Adapter	Evaluates	Scorer Name
`PhoenixHallucination`	Hallucination detection via Phoenix	`phoenix.hallucination`
`PhoenixToxicity`	Toxicity scoring via Phoenix	`phoenix.toxicity`
`PhoenixQACorrectness`	Q&A correctness via Phoenix	`phoenix.qa_correctness`
`PhoenixSummarization`	Summarization quality via Phoenix	`phoenix.summarization`

Usage Example

from flowyml.evals import evaluate, PhoenixHallucination, PhoenixQACorrectness

result = evaluate(
    data=qa_golden_set,
    scorers=[PhoenixHallucination(), PhoenixQACorrectness()],
)

Using All Adapters Together

You can combine scorers from any framework in a single evaluation:

from flowyml.evals import (
    evaluate,
    Relevance,                  # Built-in GenAI scorer
    DeepEvalHallucination,      # DeepEval adapter
    RagasFaithfulness,          # RAGAS adapter
    PhoenixQACorrectness,       # Phoenix adapter
)

result = evaluate(
    data=golden_set,
    scorers=[
        Relevance(),
        DeepEvalHallucination(),
        RagasFaithfulness(),
        PhoenixQACorrectness(),
    ],
    experiment="cross_framework_eval",
)

Creating Custom Adapters

Wrap any third-party scorer by implementing the Scorer protocol:

from flowyml.evals import Scorer, ScorerFeedback, ScorerType

class MyCustomAdapter(Scorer):
    """Adapter for my-custom-eval-library."""
    name = "custom.my_metric"
    description = "Custom evaluation metric from my library"
    scorer_type = ScorerType.GENAI

    def score(self, *, inputs=None, outputs=None, context=None, **kwargs) -> ScorerFeedback:
        # Call your external evaluator
        raw_score = my_external_lib.evaluate(
            question=inputs.get("query", ""),
            answer=outputs,
            context=context,
        )
        return ScorerFeedback(
            value=raw_score,
            passed=raw_score > self.threshold,
            reason=f"Score: {raw_score:.2f}",
        )

# Register globally (optional)
from flowyml.evals.scorers import register_scorer
register_scorer("custom.my_metric", MyCustomAdapter)

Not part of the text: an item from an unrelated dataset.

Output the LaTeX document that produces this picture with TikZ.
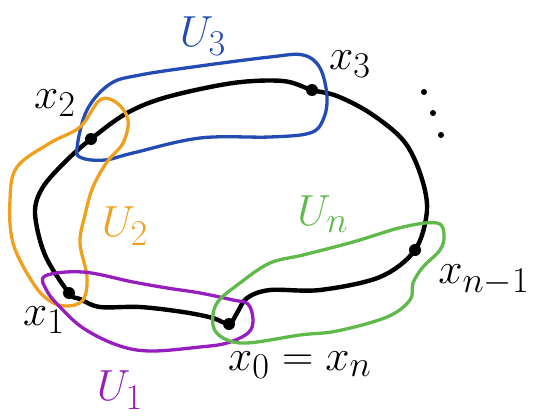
\documentclass[tikz,border=0pt]{standalone}
\usepackage{graphicx}
\usepackage{amsmath}
\definecolor{ublue}{RGB}{35,75,180}
\definecolor{uorange}{RGB}{238,160,30}
\definecolor{upurple}{RGB}{150,30,190}
\definecolor{ugreen}{RGB}{95,185,75}
\newcommand{\hlab}[1]{\scalebox{1.75}{\Huge$#1$}}
\tikzset{
  pt/.style={circle,fill=black,inner sep=0pt,minimum size=12pt},
  curve/.style={line width=4.4pt,line cap=round,line join=round},
  nbhd/.style={line width=3.3pt,line cap=round,line join=round},
  lab/.style={inner sep=0pt}
}
\begin{document}
\begin{tikzpicture}[x=1pt,y=-1pt]
\useasboundingbox (0,0) rectangle (540,417);
% points
\node[pt] (x2) at (91,139) {};
\node[pt] (x3) at (312,90) {};
\node[pt] (xn1) at (415,250) {};
\node[pt] (x0) at (229,324) {};
\node[pt] (x1) at (69,293) {};
% black loop
\draw[curve] plot[smooth cycle,tension=0.55] coordinates {
 (x2.center) (127,113) (167,97) (233,83) (283,81) (x3.center) (337,96)
 (370,113) (403,140) (420,173) (427,210) (xn1.center) (380,277)
 (320,290) (270,290) (247,298) (237,313) (x0.center) (213,318)
 (183,312) (140,307) (100,307) (80,299) (x1.center) (45,255) (35,213)
 (43,187) (67,160)};
% U3 blue
\draw[nbhd,ublue] plot[smooth cycle,tension=0.6] coordinates {
 (77,148) (87,110) (110,84) (140,75) (200,66) (270,57) (303,55) (320,68)
 (327,97) (323,120) (310,133) (270,137) (200,138) (133,153) (105,160) (82,158)};
% U2 orange
\draw[nbhd,uorange] plot[smooth cycle,tension=0.6] coordinates {
 (100,100) (117,103) (128,120) (123,143) (107,162) (93,187) (85,215)
 (80,243) (87,277) (83,300) (67,306) (50,301) (33,283) (13,243) (10,200)
 (17,167) (50,143) (80,127)};
% U1 purple
\draw[nbhd,upurple] plot[smooth cycle,tension=0.6] coordinates {
 (45,276) (83,272) (133,282) (167,288) (200,293) (233,300) (248,304)
 (253,320) (248,333) (227,343) (200,347) (150,351) (117,345) (83,328)
 (60,307) (47,291)};
% Un green
\draw[nbhd,ugreen] plot[smooth cycle,tension=0.6] coordinates {
 (270,263) (303,255) (353,242) (403,227) (437,223) (444,235) (440,250)
 (423,267) (413,283) (410,300) (387,317) (337,331) (300,335) (247,343)
 (223,338) (213,325) (217,303) (240,283)};
% labels
\node[lab,ublue] (U3) at (203,36) {\hlab{U_3}};
\node[lab,uorange] (U2) at (125,226) {\hlab{U_2}};
\node[lab,ugreen] (Un) at (323,214) {\hlab{U_n}};
\node[lab,upurple] (U1) at (120,390) {\hlab{U_1}};
\node[lab] (lx2) at (55,103) {\hlab{x_2}};
\node[lab] (lx3) at (350,64) {\hlab{x_3}};
\node[lab] (lxn1) at (484,280) {\hlab{x_{n-1}}};
\node[lab] (lx1) at (44,320) {\hlab{x_1}};
\node[lab] (lx0) at (300,365) {\hlab{x_0=x_n}};
% dots
\fill (424,92) circle (3pt) (433,113) circle (3pt) (441,135) circle (3pt);
\end{tikzpicture}
\end{document}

Discovering Available Scorers

from flowyml.evals.scorers import list_scorers

# List all registered scorers
for scorer in list_scorers():
    print(f"{scorer['name']:30s} ({scorer['type']}) — {scorer['description']}")

# Filter by type
genai_scorers = list_scorers(scorer_type="genai")

Best Practices

Start with built-in scorers

FlowyML's built-in Relevance, Faithfulness, and Toxicity scorers require no extra dependencies. Add adapter scorers when you need specialized metrics.

Use get_scorer() for dynamic selection

from flowyml.evals.scorers import get_scorer
scorer = get_scorer("deepeval.hallucination")  # By name

Adapter dependencies

Each adapter requires its upstream library to be installed. Install only what you need: pip install deepeval, pip install ragas, or pip install arize-phoenix.